Though many people believe that Orthodox Jewish women aren’t allowed to work, the JWE (The Jewish Women Entrepreneur) works hard to change the lives of hundreds of frum businesswomen, to the tune of millions of dollars in sales. In 2011, Chaya Fishman, founded the organization to help women combat the prejudices against them and succeed.
Fishman says, “Sometimes I get questions like ‘Are you the real Orthodox?’ and I say ‘Yeah my husband took my chains off so I could come to law school, but don’t worry, I’ll be back in three hours and I’ll get back to making my challah!’ After I joke, I try to give a thoughtful response. ‘I’m sorry, I don’t know where that perception comes from, but I’m happy to answer questions and I’d love to invite you to our home to see what our family is like. I’m still a mom first, and my family is most important to me, but I’m also a career woman and an Orthodox Jew. I’m a multi-dimensional person and my lifestyle enables me to have different parts of me and celebrate them all. That’s what being an Orthodox Jew means to me.”
Fishman grew up in the Bais Yaakov system and started the JWE while in law school and managing her family. “There are women who are making multiple millions of dollars of sales a year while keeping to their observance and our Jewish values.” Fishman started the organization, “because she felt that there weren’t enough women connecting and that there wasn’t enough education for [female] entrepreneurs.”
From there, the community grew. “Orthodox women in general, especially if they are entrepreneurs, are balancing a very different space than most other entrepreneurs. We have larger families, we have many opportunities to [entertain], between Shabbos and the Holidays. The work-life balance is a very unique situation for all of us.” When Fishman was in law school, she created a conference catered to them. The JWE community grew so quickly that Fishman needed help keeping up with the demands. “I don’t think anyone was prepared for that growth.” There are other entrepreneur conferences, but a very small fraction of women attend.
Abbey Wolin is the program coordinator for the JWE, but started out as a JWE participant. Wolin built a successful business in making hand-painted glassware and serve ware. Using social media to grow her business, she saw great results. “I went from [starting the business on my] dining room table, to a retail studio space, to five stores, to ten stores, to 98 locations all throughout the United States and Canada.”
Fishman introduced Wolin to the EPI (Emergency Parnassah Initiative), who sets up female entrepreneurs with interest-free loans.
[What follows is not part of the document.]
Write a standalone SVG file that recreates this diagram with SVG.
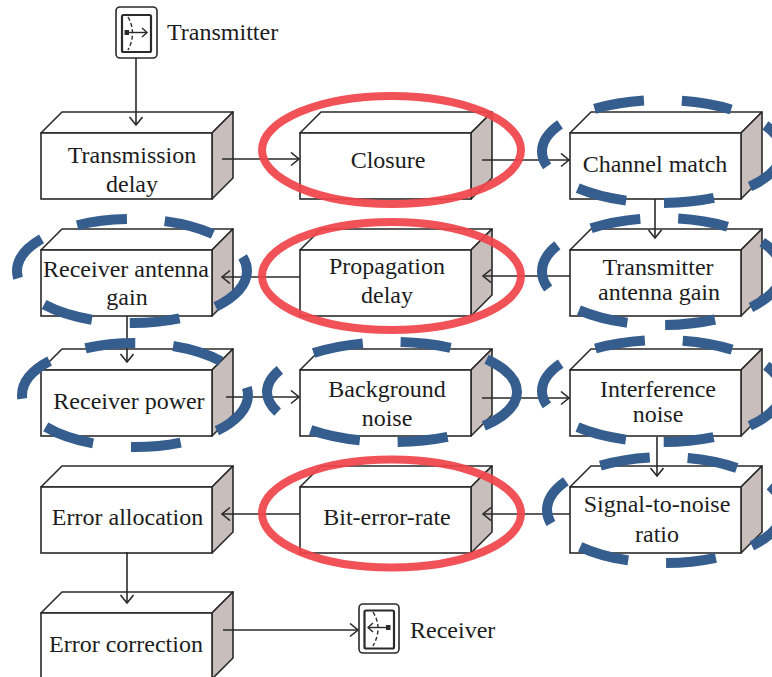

Wolin says, “The JWE Conference gives women entrepreneurs the opportunity to connect and to network with women that would not necessarily have the opportunity to do [otherwise].” From juice purveyors to furniture makers to tech gurus, the participants are all Orthodox Jewish women. “There are people I would never have had access to and there are people who are thanking me daily for their [contacts.]”
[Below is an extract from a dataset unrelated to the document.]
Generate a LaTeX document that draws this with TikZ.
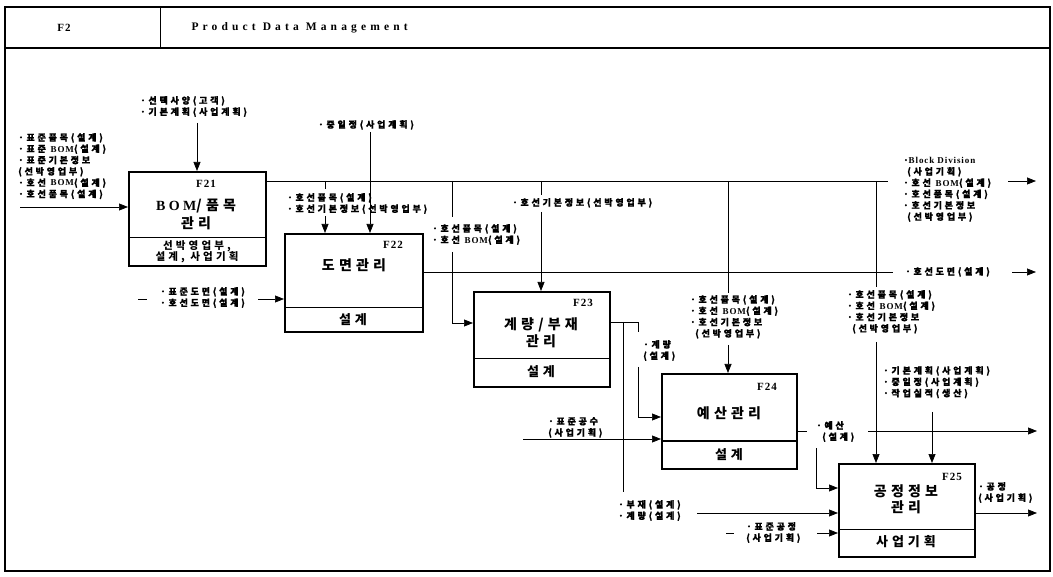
\documentclass[tikz,border=0pt]{standalone}
\usepackage{fontspec}
\setmainfont{Liberation Serif}
\newfontfamily\kr{Noto Sans CJK KR}[LetterSpace=30]
\newfontfamily\krl{Noto Sans CJK KR}[LetterSpace=31, BoldFeatures={FakeBold=0.8}]
\newfontfamily\lat{Liberation Serif}[LetterSpace=10]
\newfontfamily\latw{Liberation Serif}[LetterSpace=25]
\newfontfamily\latx{Liberation Serif}[LetterSpace=36]
\usetikzlibrary{arrows.meta,calc}
\newcommand\La[1]{{\lat #1}}
\tikzset{
 fbox/.style={draw, line width=1.6pt, anchor=north west, inner sep=0pt},
 lbl/.style={font=\krl\bfseries\fontsize{9}{11.3}\selectfont, align=left, inner sep=0pt, anchor=north west},
 ttl/.style={font=\kr\bfseries\fontsize{14}{17}\selectfont, inner sep=0pt, align=center},
 mech/.style={font=\kr\bfseries\fontsize{13}{15}\selectfont, inner sep=0pt, align=center},
 fid/.style={font=\lat\bfseries\fontsize{11}{13}\selectfont, inner sep=0pt},
 ln/.style={line width=0.7pt},
 arr/.style={ln, -{Triangle[length=9pt,width=7pt]}},
 div/.style={line width=1pt},
}
\begin{document}
\begin{tikzpicture}[x=1pt,y=-1pt]
\useasboundingbox (0,0) rectangle (1053,577);
\fill[white] (0,0) rectangle (1053,577);
% frame
\draw[line width=1.3pt] (5,7) rectangle (1050,571);
\draw[line width=1.8pt] (5,48) -- (1050,48);
\draw[line width=1pt] (160,7) -- (160,48);
\node[font=\lat\bfseries\fontsize{11}{13}\selectfont] (tf2) at (64,28) {F2};
\node[font=\latx\bfseries\fontsize{11.5}{13}\selectfont, anchor=west] (tpdm) at (188,28) {Product Data Management};

% boxes
\node[fbox, minimum width=137pt, minimum height=94pt] (f21) at (128,171) {};
\node[fbox, minimum width=138pt, minimum height=98pt] (f22) at (284,233) {};
\node[fbox, minimum width=136pt, minimum height=95pt] (f23) at (473,291) {};
\node[fbox, minimum width=135pt, minimum height=95pt] (f24) at (661,373) {};
\node[fbox, minimum width=136pt, minimum height=93pt] (f25) at (838,463) {};

\draw[div] (f21.west |- 0,238) -- (f21.east |- 0,238);
\draw[div] (f22.west |- 0,308) -- (f22.east |- 0,308);
\draw[div] (f23.west |- 0,359) -- (f23.east |- 0,359);
\draw[div] (f24.west |- 0,441) -- (f24.east |- 0,441);
\draw[div] (f25.west |- 0,529) -- (f25.east |- 0,529);

\node[fid] (n21) at (206,184) {F21};
\node[ttl] (a21) at (196,206) {{\latw BOM}/품목};
\node[ttl] (b21) at (196,223) {관리};
\node[mech, font=\kr\bfseries\fontsize{10.5}{11.5}\selectfont] (m21) at (197,252) {선박영업부,\\설계, 사업기획};

\node[fid] (n22) at (393,245) {F22};
\node[ttl] (a22) at (354,265) {도면관리};
\node[mech] (m22) at (353,320) {설계};

\node[fid] (n23) at (583,303) {F23};
\node[ttl] (a23) at (541,333) {계량/부재\\관리};
\node[mech] (m23) at (541,372) {설계};

\node[fid] (n24) at (767,387) {F24};
\node[ttl] (a24) at (729,413) {예산관리};
\node[mech] (m24) at (729,455) {설계};

\node[fid] (n25) at (952,477) {F25};
\node[ttl, font=\kr\bfseries\fontsize{14}{16}\selectfont] (a25) at (906,499) {공정정보\\관리};
\node[mech] (m25) at (906,542) {사업기획};

% F21 top control
\node[lbl] (l1) at (140,96) {·선택사양(고객)\\·기본계획(사업계획)};
\coordinate (c1) at (197,123);
\draw[arr] (c1) -- (c1 |- f21.north);

% F21 left input
\node[lbl] (l2) at (18,133) {·표준품목(설계)\\·표준 \La{BOM}(설계)\\·표준기본정보\\(선박영업부)\\·호선 \La{BOM}(설계)\\·호선품목(설계)};
\coordinate (c2) at (20,207);
\draw[arr] (c2) -- (c2 -| f21.west);

% bus from F21
\coordinate (bus0) at ($(f21.north east)+(0,10)$);
\coordinate (busE) at (888,181);
\draw[ln] (bus0) -- (busE);
\coordinate (o1a) at (1008,181);
\coordinate (o1b) at (1036,181);
\draw[arr] (o1a) -- (o1b);
\node[lbl] (l3) at (903,157) {·\La{Block Division}\\\hspace{4pt}(사업기획)\\·호선 \La{BOM}(설계)\\·호선품목(설계)\\·호선기본정보\\\hspace{4pt}(선박영업부)};

% F22 top branch
\coordinate (d1) at (325,181);
\coordinate (d2) at (325,189);
\coordinate (d3) at (325,216);
\draw[ln] (d1) -- (d2);
\draw[arr] (d3) -- (d3 |- f22.north);
\node[lbl] (l4) at (287,193) {·호선품목(설계)\\·호선기본정보(선박영업부)};
\node[lbl] (l5) at (318,120) {·중일정(사업계획)};
\coordinate (e1) at (370,132);
\draw[arr] (e1) -- (e1 |- f22.north);

% F22 left input
\coordinate (g1) at (138,299);
\coordinate (g2) at (147,299);
\coordinate (g3) at (258,299);
\draw[ln] (g1) -- (g2);
\draw[arr] (g3) -- (g3 -| f22.west);
\node[lbl] (l6) at (160,287) {·표준도면(설계)\\·호선도면(설계)};

% F22 output
\coordinate (h0) at (f22.east |- 0,272);
\coordinate (h1) at (893,272);
\draw[ln] (h0) -- (h1);
\coordinate (h2) at (1012,272);
\coordinate (h3) at (1036,272);
\draw[arr] (h2) -- (h3);
\node[lbl] (l7) at (905,267) {·호선도면(설계)};

% F23 left input
\coordinate (i1) at (452,181);
\coordinate (i2) at (452,217);
\coordinate (i3) at (452,252);
\coordinate (i4) at (452,323);
\draw[ln] (i1) -- (i2);
\draw[arr] (i3) -- (i4) -- (i4 -| f23.west);
\node[lbl] (l8) at (432,224) {·호선품목(설계)\\·호선 \La{BOM}(설계)};

% F23 top
\coordinate (j1) at (541,181);
\coordinate (j2) at (541,195);
\coordinate (j3) at (541,212);
\draw[ln] (j1) -- (j2);
\draw[arr] (j3) -- (j3 |- f23.north);
\node[lbl] (l9) at (512,198) {·호선기본정보(선박영업부)};

% F23 output to F24
\coordinate (k0) at (f23.east |- 0,322);
\coordinate (k1) at (638,322);
\coordinate (k2) at (638,332);
\coordinate (k3) at (638,367);
\coordinate (k4) at (638,417);
\draw[ln] (k0) -- (k1) -- (k2);
\draw[arr] (k3) -- (k4) -- (k4 -| f24.west);
\node[lbl] (l10) at (643,340) {·계량\\(설계)};

% F23 output to F25
\coordinate (m1) at (623,322);
\coordinate (m2) at (623,492);
\coordinate (m3) at (697,513);
\draw[ln] (m1) -- (m2);
\draw[arr] (m3) -- (m3 -| f25.west);
\node[lbl] (l11) at (618,500) {·부재(설계)\\·계량(설계)};

% F24 left input
\coordinate (p1) at (523,439);
\draw[arr] (p1) -- (p1 -| f24.west);
\node[lbl] (l12) at (548,417) {·표준공수\\(사업기획)};

% F24 top
\coordinate (q1) at (728,181);
\coordinate (q2) at (728,293);
\coordinate (q3) at (728,345);
\draw[ln] (q1) -- (q2);
\draw[arr] (q3) -- (q3 |- f24.north);
\node[lbl] (l13) at (690,295) {·호선품목(설계)\\·호선 \La{BOM}(설계)\\·호선기본정보\\\hspace{5pt}(선박영업부)};

% F25 top from bus
\coordinate (r1) at (876,181);
\coordinate (r2) at (876,287);
\coordinate (r3) at (876,342);
\draw[ln] (r1) -- (r2);
\draw[arr] (r3) -- (r3 |- f25.north);
\node[lbl] (l14) at (847,290) {·호선품목(설계)\\·호선 \La{BOM}(설계)\\·호선기본정보\\\hspace{5pt}(선박영업부)};

% F25 top 2
\node[lbl] (l15) at (883,366) {·기본계획(사업계획)\\·중일정(사업계획)\\·작업실적(생산)};
\coordinate (s1) at (932,412);
\draw[arr] (s1) -- (s1 |- f25.north);

% F24 output
\coordinate (t0) at (f24.east |- 0,431);
\coordinate (t1) at (807,431);
\coordinate (t2) at (868,431);
\coordinate (t3) at (1037,431);
\draw[ln] (t0) -- (t1);
\draw[arr] (t2) -- (t3);
\coordinate (t4) at (816,448);
\coordinate (t5) at (816,488);
\draw[arr] (t4) -- (t5) -- (t5 -| f25.west);
\node[lbl] (l16) at (816,421) {·예산\\\hspace{6pt}(설계)};

% F25 left input
\coordinate (u1) at (726,533);
\coordinate (u2) at (734,533);
\coordinate (u3) at (817,533);
\draw[ln] (u1) -- (u2);
\draw[arr] (u3) -- (u3 -| f25.west);
\node[lbl] (l17) at (746,522) {·표준공정\\(사업기획)};

% F25 output
\coordinate (v0) at (f25.east |- 0,513);
\coordinate (v1) at (1037,513);
\draw[arr] (v0) -- (v1);
\node[lbl] (l18) at (978,482) {·공정\\(사업기획)};
\end{tikzpicture}
\end{document}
Wolin now teaches women how to do it successfully, based on her knowledge of her own mistakes. “I now have a serious amount of information to help women start and grow their businesses.” Many women start their businesses based on their hobby, which becomes their “side hustle,” although this is not the recommended way of starting a business. “Entrepreneurship is glorified.” People are awed by the fact that they can make their own hours and take care of their kids. “It starts to overrun you if you’re not properly prepared for it.”
Chagit Leviev, daughter of diamond and real estate mogul Lev Leviev, was last month’s conference’s keynote speaker. Toby Moskovitz, the owner of the Williamsburg Hotel, also spoke about the rejuvenation of Williamsburg. Panels included growing and scaling your business and observant women in unusual spaces. Millennial Furniture maker Chaya Krinsky, who now sells to Target, Wayfair and more spoke as well. The conference had 300 attendees, including 100 VIPS who had interaction with speakers and a networking after-party. “You start to create actual relationships that could really be something that changes your life forever.” Aside from the conference, there is a mentorship program, where all of the mentors must also be mentees within their industry. There are various webinars about how to self-fund your own business, and one on marketing too.
The best person to speak to JWE’s success is Wolin herself. “I would not be who I am, where I am…without [it.]” After she received a $25,000 interest-free loan, Wolin had created a studio and was selling to over 90 outlets. “My stores loved it, they could literally get whatever they wanted.” But they would all sell out immediately. Wolin could not keep up with the demand. On her Instagram, Wolin started a 90-day Business Challenge. “I figured out the recipe to marbelize glass. I ended up being able to teach my workers in my studio and I got out of the business.” She partnered with Waterdale, the #1 lucite company in the country, who does all the manufacturing and distributing for her while she does all the designing. “That’s what I love doing.” Now the royalties pay for themselves and in turn, she helps women grow their businesses.
“We’re working with over 1100 women…[of our mentees] over a third of them are in the tech industry.” Fishman knows that she could never have done it without support of her husband and their mentors. “There is so much crazy talent in the community.” Her husband’s rosh yeshiva told them, “You have to follow your heart and work in an area where you’re excited and you’re passionate.” There is tremendous support available for those who want it. “We [help you] have the access to achieve your dreams and your personal goal.”